- What is required -
Copy out every line exactly, passing over the pictures.

- Given material -
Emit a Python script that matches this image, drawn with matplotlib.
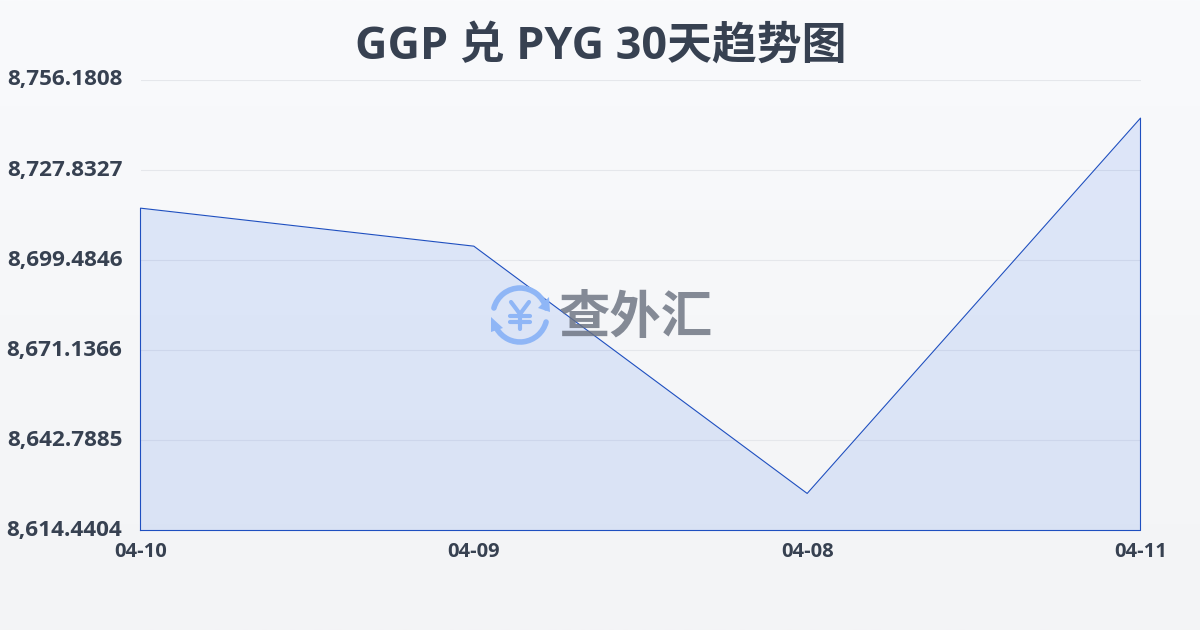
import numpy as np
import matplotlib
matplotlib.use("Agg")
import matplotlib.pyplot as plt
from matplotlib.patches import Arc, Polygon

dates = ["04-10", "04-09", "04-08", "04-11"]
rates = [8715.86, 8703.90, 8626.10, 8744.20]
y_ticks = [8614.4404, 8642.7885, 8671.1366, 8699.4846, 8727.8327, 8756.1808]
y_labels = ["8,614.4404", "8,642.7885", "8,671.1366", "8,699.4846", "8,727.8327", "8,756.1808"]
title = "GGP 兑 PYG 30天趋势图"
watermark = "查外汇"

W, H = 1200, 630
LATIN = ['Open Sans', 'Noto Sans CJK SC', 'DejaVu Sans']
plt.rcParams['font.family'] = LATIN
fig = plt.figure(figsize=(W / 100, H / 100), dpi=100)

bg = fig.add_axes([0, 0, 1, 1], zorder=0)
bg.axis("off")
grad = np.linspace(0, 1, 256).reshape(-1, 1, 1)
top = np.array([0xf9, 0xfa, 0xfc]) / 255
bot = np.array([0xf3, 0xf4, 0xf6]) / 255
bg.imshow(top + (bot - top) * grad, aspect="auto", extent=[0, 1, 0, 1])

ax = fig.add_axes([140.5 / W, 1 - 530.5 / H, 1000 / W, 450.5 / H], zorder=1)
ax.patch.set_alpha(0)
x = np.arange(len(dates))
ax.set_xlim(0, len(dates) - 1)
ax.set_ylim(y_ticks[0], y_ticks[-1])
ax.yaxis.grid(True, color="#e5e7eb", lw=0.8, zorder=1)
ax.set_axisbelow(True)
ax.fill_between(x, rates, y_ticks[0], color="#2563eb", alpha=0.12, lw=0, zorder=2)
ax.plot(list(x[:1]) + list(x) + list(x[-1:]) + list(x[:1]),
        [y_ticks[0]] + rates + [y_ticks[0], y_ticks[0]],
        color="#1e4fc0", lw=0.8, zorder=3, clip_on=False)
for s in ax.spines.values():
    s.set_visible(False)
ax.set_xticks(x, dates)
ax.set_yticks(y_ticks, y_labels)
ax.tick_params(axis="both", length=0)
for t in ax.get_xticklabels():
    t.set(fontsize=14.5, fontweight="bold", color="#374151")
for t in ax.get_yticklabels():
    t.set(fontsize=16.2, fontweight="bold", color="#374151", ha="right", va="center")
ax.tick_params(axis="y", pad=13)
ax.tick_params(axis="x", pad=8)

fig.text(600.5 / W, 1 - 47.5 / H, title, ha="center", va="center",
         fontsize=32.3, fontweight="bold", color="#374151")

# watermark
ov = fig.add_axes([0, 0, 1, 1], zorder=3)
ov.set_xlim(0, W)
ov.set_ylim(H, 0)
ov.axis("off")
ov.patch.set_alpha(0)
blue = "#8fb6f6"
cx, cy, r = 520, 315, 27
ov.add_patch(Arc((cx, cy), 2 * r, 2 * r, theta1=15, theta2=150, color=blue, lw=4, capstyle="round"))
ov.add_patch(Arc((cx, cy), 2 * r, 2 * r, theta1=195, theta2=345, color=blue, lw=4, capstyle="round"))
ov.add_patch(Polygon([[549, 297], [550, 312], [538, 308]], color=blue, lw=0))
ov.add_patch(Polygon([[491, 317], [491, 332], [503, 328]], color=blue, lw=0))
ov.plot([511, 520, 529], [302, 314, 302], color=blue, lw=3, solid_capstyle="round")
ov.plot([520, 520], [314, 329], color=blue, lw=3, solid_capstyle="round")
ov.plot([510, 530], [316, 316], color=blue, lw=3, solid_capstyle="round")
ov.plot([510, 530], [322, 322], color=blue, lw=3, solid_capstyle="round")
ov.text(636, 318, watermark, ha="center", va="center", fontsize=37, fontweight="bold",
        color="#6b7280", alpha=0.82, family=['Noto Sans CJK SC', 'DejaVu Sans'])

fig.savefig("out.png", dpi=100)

- Worked answer -
Emit a Python script that matches this image, drawn with matplotlib.
import numpy as np
import matplotlib
matplotlib.use("Agg")
import matplotlib.pyplot as plt
from matplotlib.patches import Arc, Polygon

dates = ["04-10", "04-09", "04-08", "04-11"]
rates = [8715.86, 8703.90, 8626.10, 8744.20]
y_ticks = [8614.4404, 8642.7885, 8671.1366, 8699.4846, 8727.8327, 8756.1808]
y_labels = ["8,614.4404", "8,642.7885", "8,671.1366", "8,699.4846", "8,727.8327", "8,756.1808"]
title = "GGP 兑 PYG 30天趋势图"
watermark = "查外汇"

W, H = 1200, 630
LATIN = ['Open Sans', 'Noto Sans CJK SC', 'DejaVu Sans']
plt.rcParams['font.family'] = LATIN
fig = plt.figure(figsize=(W / 100, H / 100), dpi=100)

bg = fig.add_axes([0, 0, 1, 1], zorder=0)
bg.axis("off")
grad = np.linspace(0, 1, 256).reshape(-1, 1, 1)
top = np.array([0xf9, 0xfa, 0xfc]) / 255
bot = np.array([0xf3, 0xf4, 0xf6]) / 255
bg.imshow(top + (bot - top) * grad, aspect="auto", extent=[0, 1, 0, 1])

ax = fig.add_axes([140.5 / W, 1 - 530.5 / H, 1000 / W, 450.5 / H], zorder=1)
ax.patch.set_alpha(0)
x = np.arange(len(dates))
ax.set_xlim(0, len(dates) - 1)
ax.set_ylim(y_ticks[0], y_ticks[-1])
ax.yaxis.grid(True, color="#e5e7eb", lw=0.8, zorder=1)
ax.set_axisbelow(True)
ax.fill_between(x, rates, y_ticks[0], color="#2563eb", alpha=0.12, lw=0, zorder=2)
ax.plot(list(x[:1]) + list(x) + list(x[-1:]) + list(x[:1]),
        [y_ticks[0]] + rates + [y_ticks[0], y_ticks[0]],
        color="#1e4fc0", lw=0.8, zorder=3, clip_on=False)
for s in ax.spines.values():
    s.set_visible(False)
ax.set_xticks(x, dates)
ax.set_yticks(y_ticks, y_labels)
ax.tick_params(axis="both", length=0)
for t in ax.get_xticklabels():
    t.set(fontsize=14.5, fontweight="bold", color="#374151")
for t in ax.get_yticklabels():
    t.set(fontsize=16.2, fontweight="bold", color="#374151", ha="right", va="center")
ax.tick_params(axis="y", pad=13)
ax.tick_params(axis="x", pad=8)

fig.text(600.5 / W, 1 - 47.5 / H, title, ha="center", va="center",
         fontsize=32.3, fontweight="bold", color="#374151")

# watermark
ov = fig.add_axes([0, 0, 1, 1], zorder=3)
ov.set_xlim(0, W)
ov.set_ylim(H, 0)
ov.axis("off")
ov.patch.set_alpha(0)
blue = "#8fb6f6"
cx, cy, r = 520, 315, 27
ov.add_patch(Arc((cx, cy), 2 * r, 2 * r, theta1=15, theta2=150, color=blue, lw=4, capstyle="round"))
ov.add_patch(Arc((cx, cy), 2 * r, 2 * r, theta1=195, theta2=345, color=blue, lw=4, capstyle="round"))
ov.add_patch(Polygon([[549, 297], [550, 312], [538, 308]], color=blue, lw=0))
ov.add_patch(Polygon([[491, 317], [491, 332], [503, 328]], color=blue, lw=0))
ov.plot([511, 520, 529], [302, 314, 302], color=blue, lw=3, solid_capstyle="round")
ov.plot([520, 520], [314, 329], color=blue, lw=3, solid_capstyle="round")
ov.plot([510, 530], [316, 316], color=blue, lw=3, solid_capstyle="round")
ov.plot([510, 530], [322, 322], color=blue, lw=3, solid_capstyle="round")
ov.text(636, 318, watermark, ha="center", va="center", fontsize=37, fontweight="bold",
        color="#6b7280", alpha=0.82, family=['Noto Sans CJK SC', 'DejaVu Sans'])

fig.savefig("out.png", dpi=100)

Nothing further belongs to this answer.